Há dois movimentos que jogam nos lados opostos da luta política brasileira que queriam o atual ministro da Justiça Flávio Dino longe de uma cadeira do Supremo Tribunal Federal (STF). Um deles são os bolsonaristas. Provocativo e irônico, Dino, principalmente após os atos do vandalismo de 8 de janeiro, tornou-se um inimigo figadal dos radicais da direita brasileira. Por outro lado, por ser homem, inegavelmente de uma elite e rico, Dino destrói as ilusões alimentadas na campanha de que teríamos um governo inclusivo do ponto de vista de gênero, raça e outras questões fundamentais para certos grupos de ativistas.

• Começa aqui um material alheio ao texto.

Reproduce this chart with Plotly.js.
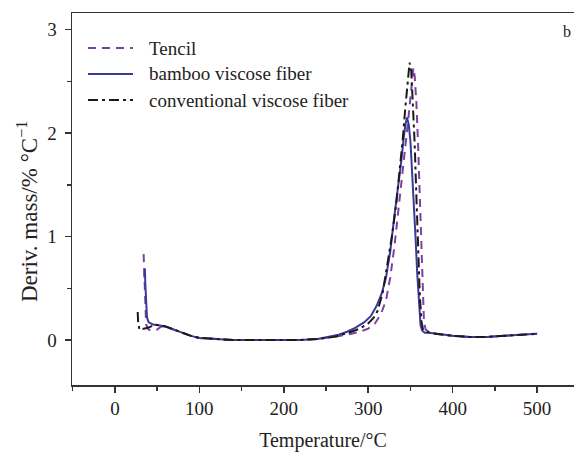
<!DOCTYPE html>
<html>
<head>
<meta charset="utf-8">
<script src="https://cdn.plot.ly/plotly-3.0.1.min.js"></script>
<style>html,body{margin:0;padding:0;background:#fff;}#chart{width:575px;height:452px;}</style>
</head>
<body>
<div id="chart"></div>
<script>
// Tencil (dashed purple)
const tencilT = [34, 35, 36, 37, 40, 45, 50, 55, 60, 70, 80, 90, 100, 120, 140, 160, 180, 200, 220, 240, 260, 280, 290, 300, 308, 315, 321, 326, 331, 335, 338, 343, 347, 350, 352, 353.5, 355, 357, 359, 361, 363, 364.5, 366, 368, 372, 380, 400, 420, 440, 460, 480, 500];
const tencilV = [0.83, 0.6, 0.3, 0.15, 0.1, 0.09, 0.1, 0.13, 0.13, 0.1, 0.07, 0.04, 0.02, 0.01, 0.0, 0.0, 0.0, 0.0, 0.0, 0.01, 0.03, 0.06, 0.08, 0.11, 0.16, 0.25, 0.38, 0.6, 0.9, 1.2, 1.45, 1.8, 2.1, 2.35, 2.55, 2.63, 2.55, 2.3, 1.9, 1.35, 0.8, 0.4, 0.18, 0.1, 0.08, 0.06, 0.04, 0.03, 0.03, 0.04, 0.05, 0.06];

// bamboo viscose fiber (solid blue)
const bambooT = [35, 35.5, 36, 37, 38, 40, 45, 50, 60, 70, 80, 90, 100, 120, 140, 160, 180, 200, 220, 240, 255, 265, 275, 285, 295, 303, 310, 316, 321, 326, 331, 336, 339, 342, 344, 346, 348, 350, 352, 354, 356, 358, 360, 362, 364, 367, 372, 380, 400, 420, 440, 460, 480, 500];
const bambooV = [0.6, 0.69, 0.55, 0.35, 0.22, 0.17, 0.15, 0.145, 0.13, 0.1, 0.07, 0.04, 0.02, 0.01, 0.0, 0.0, 0.0, 0.0, 0.0, 0.01, 0.03, 0.05, 0.08, 0.12, 0.17, 0.23, 0.33, 0.45, 0.6, 0.85, 1.2, 1.5, 1.72, 1.95, 2.08, 2.15, 2.08, 1.92, 1.65, 1.35, 1.0, 0.65, 0.33, 0.14, 0.09, 0.07, 0.07, 0.06, 0.04, 0.03, 0.03, 0.04, 0.05, 0.06];

// conventional viscose fiber (dash-dot black)
const convT = [27, 27.5, 29, 33, 40, 47, 55, 60, 70, 80, 90, 100, 120, 140, 160, 180, 200, 220, 240, 260, 280, 290, 300, 306, 311, 317, 323, 328, 333, 337, 341, 344, 347, 349, 351, 353, 355, 357, 359, 361, 363, 365, 368, 380, 400, 420, 440, 460, 480, 500];
const convV = [0.27, 0.18, 0.1, 0.11, 0.12, 0.15, 0.14, 0.13, 0.1, 0.07, 0.04, 0.02, 0.01, 0.0, 0.0, 0.0, 0.0, 0.0, 0.01, 0.03, 0.08, 0.11, 0.16, 0.21, 0.28, 0.45, 0.75, 1.0, 1.3, 1.6, 1.95, 2.25, 2.55, 2.68, 2.6, 2.3, 1.9, 1.4, 0.9, 0.45, 0.18, 0.1, 0.08, 0.06, 0.04, 0.03, 0.03, 0.04, 0.05, 0.06];

const seriesNames = ['Tencil', 'bamboo viscose fiber', 'conventional viscose fiber'];
const xTickVals = [0, 100, 200, 300, 400, 500];
const yTickVals = [0, 1, 2, 3];
const xTitle = 'Temperature/°C';
const yTitle = 'Deriv. mass/% °C<sup>−1</sup>';

const serif = 'Liberation Serif, Times New Roman, serif';
const colors = ['#7d3fa3', '#3a3a98', '#1a1a1a'];
const dashes = ['8px,6px', 'solid', '10px,4px,3px,4px'];

const traces = [
  {x: tencilT, y: tencilV, name: seriesNames[0], mode: 'lines', type: 'scatter',
   line: {color: colors[0], width: 2, dash: dashes[0]}},
  {x: bambooT, y: bambooV, name: seriesNames[1], mode: 'lines', type: 'scatter',
   line: {color: colors[1], width: 2}},
  {x: convT, y: convV, name: seriesNames[2], mode: 'lines', type: 'scatter',
   line: {color: colors[2], width: 2, dash: dashes[2]}}
];

// Plot area geometry (pixels) used to place the hand-made legend and y title
const L = 72, T = 13, W = 502, H = 372;
const px = v => (v - L) / W;
const py = v => 1 - (v - T) / H;
const legendRows = [48, 74, 100];

const shapes = legendRows.map((r, i) => ({
  type: 'line', xref: 'paper', yref: 'paper',
  x0: px(88), x1: px(133), y0: py(r), y1: py(r),
  line: {color: colors[i], width: 2, dash: dashes[i]}
}));

const annotations = legendRows.map((r, i) => ({
  text: seriesNames[i], xref: 'paper', yref: 'paper', x: px(147), y: py(r),
  xanchor: 'left', yanchor: 'middle', showarrow: false,
  font: {family: serif, size: 19, color: '#222'}
}));
annotations.push({text: 'b', xref: 'paper', yref: 'paper', x: 0.986, y: 0.95, showarrow: false,
  xanchor: 'center', yanchor: 'middle', font: {family: serif, size: 16, color: '#222'}});
annotations.push({text: yTitle, xref: 'paper', yref: 'paper', x: px(27), y: py(212),
  textangle: -90, xanchor: 'center', yanchor: 'middle', showarrow: false,
  font: {family: serif, size: 23, color: '#222'}});

const layout = {
  width: 575, height: 452,
  margin: {l: 72, r: 1, t: 13, b: 67},
  paper_bgcolor: '#fff', plot_bgcolor: '#fff',
  font: {family: serif, color: '#222', size: 18},
  showlegend: false,
  xaxis: {
    range: [-50.8, 543.7], tickvals: xTickVals, ticks: 'outside', ticklen: 6, tickwidth: 1.5,
    tickcolor: '#333', showline: true, linecolor: '#333', linewidth: 1.5, mirror: true,
    showgrid: false, zeroline: false, tickfont: {family: serif, size: 19, color: '#222'},
    minor: {dtick: 50, tick0: 0, ticks: 'outside', ticklen: 4, tickcolor: '#333', showgrid: false},
    title: {text: xTitle, font: {family: serif, size: 20, color: '#222'}, standoff: 14}
  },
  yaxis: {
    range: [-0.435, 3.16], tickvals: yTickVals, ticks: 'outside', ticklen: 6, tickwidth: 1.5,
    tickcolor: '#333', showline: true, linecolor: '#333', linewidth: 1.5,
    showgrid: false, zeroline: false, tickfont: {family: serif, size: 19, color: '#222'},
    ticklabelstandoff: 4,
    minor: {dtick: 0.5, tick0: 0, ticks: 'outside', ticklen: 4, tickcolor: '#333', showgrid: false}
  },
  shapes: shapes,
  annotations: annotations
};

Plotly.newPlot('chart', traces, layout, {displayModeBar: false, staticPlot: true});
</script>
</body>
</html>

No delírio bolsonarista mais pleno, o Ministério da Justiça de Dino seria teria até mesmo participação cúmplice nos atos de janeiro. A Pasta teria conseguido a informação de que o movimento ocorreria e ficou parada, à espreita, para que a destruição ocorresse e o bolsonarismo ficasse de vez desmoralizado. Dino seria um ser ignóbil, maquiavélico, a tramar contra senhoras inocentes que, desesperadas, entraram nas sedes dos Poderes e nada fizeram além de ver infiltrados queimando os plenários. Hoje é um dia ruim para ser bolsonarista no Brasil. O inimigo venceu.
Do outro lado, temos a luta centenária por mais direitos das mulheres, dos pretos, da causa LGBTQIA+, que para muito militante de Lula 2022 era um ideal que justificava não só a chegada do atual presidente, mas a expulsão definitiva do “genocida” Bolsonaro do poder.

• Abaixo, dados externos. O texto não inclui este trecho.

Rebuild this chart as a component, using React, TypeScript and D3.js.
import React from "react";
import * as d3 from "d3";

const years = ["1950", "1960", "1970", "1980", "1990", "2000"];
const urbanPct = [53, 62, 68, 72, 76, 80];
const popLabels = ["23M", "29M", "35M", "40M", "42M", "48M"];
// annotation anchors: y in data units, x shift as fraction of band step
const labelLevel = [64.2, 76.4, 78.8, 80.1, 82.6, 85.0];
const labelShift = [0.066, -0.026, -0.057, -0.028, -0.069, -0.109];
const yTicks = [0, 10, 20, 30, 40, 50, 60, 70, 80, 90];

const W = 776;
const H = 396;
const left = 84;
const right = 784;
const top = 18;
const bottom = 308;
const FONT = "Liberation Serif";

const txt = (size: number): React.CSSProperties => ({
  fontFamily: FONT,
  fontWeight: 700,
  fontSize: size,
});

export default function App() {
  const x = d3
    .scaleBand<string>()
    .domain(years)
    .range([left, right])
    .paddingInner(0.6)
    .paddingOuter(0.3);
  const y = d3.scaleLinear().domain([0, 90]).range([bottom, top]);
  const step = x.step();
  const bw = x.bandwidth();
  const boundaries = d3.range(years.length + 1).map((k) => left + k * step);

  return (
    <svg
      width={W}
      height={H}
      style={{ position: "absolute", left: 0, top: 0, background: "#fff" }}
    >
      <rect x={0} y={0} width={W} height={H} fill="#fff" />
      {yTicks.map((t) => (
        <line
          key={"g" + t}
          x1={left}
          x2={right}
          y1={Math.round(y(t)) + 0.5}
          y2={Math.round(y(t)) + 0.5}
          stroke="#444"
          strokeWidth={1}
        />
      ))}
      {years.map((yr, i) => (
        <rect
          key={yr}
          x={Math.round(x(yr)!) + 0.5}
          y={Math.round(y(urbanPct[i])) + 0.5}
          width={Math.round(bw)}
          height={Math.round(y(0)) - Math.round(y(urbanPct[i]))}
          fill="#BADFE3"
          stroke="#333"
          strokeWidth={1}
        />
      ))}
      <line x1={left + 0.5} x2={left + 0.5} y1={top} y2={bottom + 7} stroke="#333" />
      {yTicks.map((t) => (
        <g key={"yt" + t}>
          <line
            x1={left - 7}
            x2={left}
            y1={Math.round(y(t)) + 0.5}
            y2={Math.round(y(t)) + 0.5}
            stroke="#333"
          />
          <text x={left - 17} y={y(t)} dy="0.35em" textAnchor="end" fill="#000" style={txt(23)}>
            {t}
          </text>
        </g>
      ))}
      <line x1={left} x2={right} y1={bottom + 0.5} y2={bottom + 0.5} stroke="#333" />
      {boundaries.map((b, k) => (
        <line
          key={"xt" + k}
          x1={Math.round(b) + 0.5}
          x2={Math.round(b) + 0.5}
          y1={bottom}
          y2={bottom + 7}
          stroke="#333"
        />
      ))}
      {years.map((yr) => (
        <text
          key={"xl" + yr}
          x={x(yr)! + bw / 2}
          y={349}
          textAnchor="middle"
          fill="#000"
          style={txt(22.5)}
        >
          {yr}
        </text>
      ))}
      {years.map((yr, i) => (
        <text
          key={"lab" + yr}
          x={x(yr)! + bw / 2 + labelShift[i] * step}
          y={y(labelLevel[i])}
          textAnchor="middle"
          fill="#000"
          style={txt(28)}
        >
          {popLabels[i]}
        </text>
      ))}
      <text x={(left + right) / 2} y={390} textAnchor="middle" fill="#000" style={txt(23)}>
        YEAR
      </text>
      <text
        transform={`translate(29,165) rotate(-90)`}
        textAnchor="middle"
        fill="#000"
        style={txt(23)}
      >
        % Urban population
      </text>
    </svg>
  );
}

A luta identitária, muitas vezes, não convive bem com muitos tons pardos ou tons de cinza. Ou se está com eles, ou se apoia causas colonialistas, machistas, homofóbicas. São ativistas que não aceitam mais que alguém seja apenas não-racista, é preciso lutar contra o racismo. Ou é cúmplice. Dino não é negro, não é mulher, não é da causa.
Nesse sentido, o governo Lula já tem uma coleção de decepções a entregar nas demissões da ex-ministra do Esporte, Ana Moser, e da ex-presidente da Caixa Econômica Federal, Rita Serrano, para deixar os cargos a homens brancos, ricos e do centrão.

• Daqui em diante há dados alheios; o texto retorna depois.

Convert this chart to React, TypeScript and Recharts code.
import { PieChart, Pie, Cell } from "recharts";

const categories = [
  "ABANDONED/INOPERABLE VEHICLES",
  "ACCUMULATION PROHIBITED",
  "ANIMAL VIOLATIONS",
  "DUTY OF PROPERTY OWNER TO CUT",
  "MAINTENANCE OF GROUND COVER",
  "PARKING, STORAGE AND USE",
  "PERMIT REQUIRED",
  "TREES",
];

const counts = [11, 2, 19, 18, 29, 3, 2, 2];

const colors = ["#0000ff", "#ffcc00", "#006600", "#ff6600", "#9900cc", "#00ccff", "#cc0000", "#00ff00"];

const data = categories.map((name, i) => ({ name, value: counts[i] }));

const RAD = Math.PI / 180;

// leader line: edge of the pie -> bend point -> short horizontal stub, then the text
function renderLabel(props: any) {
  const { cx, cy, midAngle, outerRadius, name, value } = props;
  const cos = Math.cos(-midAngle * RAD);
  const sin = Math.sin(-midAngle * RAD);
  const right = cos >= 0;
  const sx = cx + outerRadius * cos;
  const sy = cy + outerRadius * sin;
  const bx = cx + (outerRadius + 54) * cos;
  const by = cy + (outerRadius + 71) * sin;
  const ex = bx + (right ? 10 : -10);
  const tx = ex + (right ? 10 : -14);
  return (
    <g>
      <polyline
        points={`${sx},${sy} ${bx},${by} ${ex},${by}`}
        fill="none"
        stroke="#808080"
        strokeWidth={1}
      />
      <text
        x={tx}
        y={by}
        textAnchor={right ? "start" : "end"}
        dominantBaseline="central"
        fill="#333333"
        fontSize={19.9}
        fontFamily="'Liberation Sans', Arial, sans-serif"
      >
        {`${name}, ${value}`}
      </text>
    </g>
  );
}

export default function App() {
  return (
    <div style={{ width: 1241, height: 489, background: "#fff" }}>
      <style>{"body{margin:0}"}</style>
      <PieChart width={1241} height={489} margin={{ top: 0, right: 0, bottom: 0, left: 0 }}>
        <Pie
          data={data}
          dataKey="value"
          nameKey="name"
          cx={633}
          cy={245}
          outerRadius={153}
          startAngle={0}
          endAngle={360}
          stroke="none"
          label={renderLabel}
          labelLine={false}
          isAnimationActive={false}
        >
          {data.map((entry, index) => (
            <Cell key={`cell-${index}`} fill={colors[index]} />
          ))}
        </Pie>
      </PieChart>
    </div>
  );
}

O presidente Lula, no entanto, tem outros critérios para nomear Dino. Um deles, claro, é formar uma tropa de choque no STF para defendê-lo no que for necessário, inclusive em causas pessoais. Ex-juiz, Dino parece ter conhecimento jurídico sólido, mas esse não tem sido o critério para nomear ninguém ao Supremo desde há alguns anos. O que se quer é fidelidade. Se possível, canina.
Como bolsonaristas e ativistas de esquerda têm como prática política ir às ruas para defender pautas e protestar contra o que for errado, que no dia da posse de Dino coloquem uma grade entre eles para evitar novas hostilizações – entre si e contra o futuro ministro.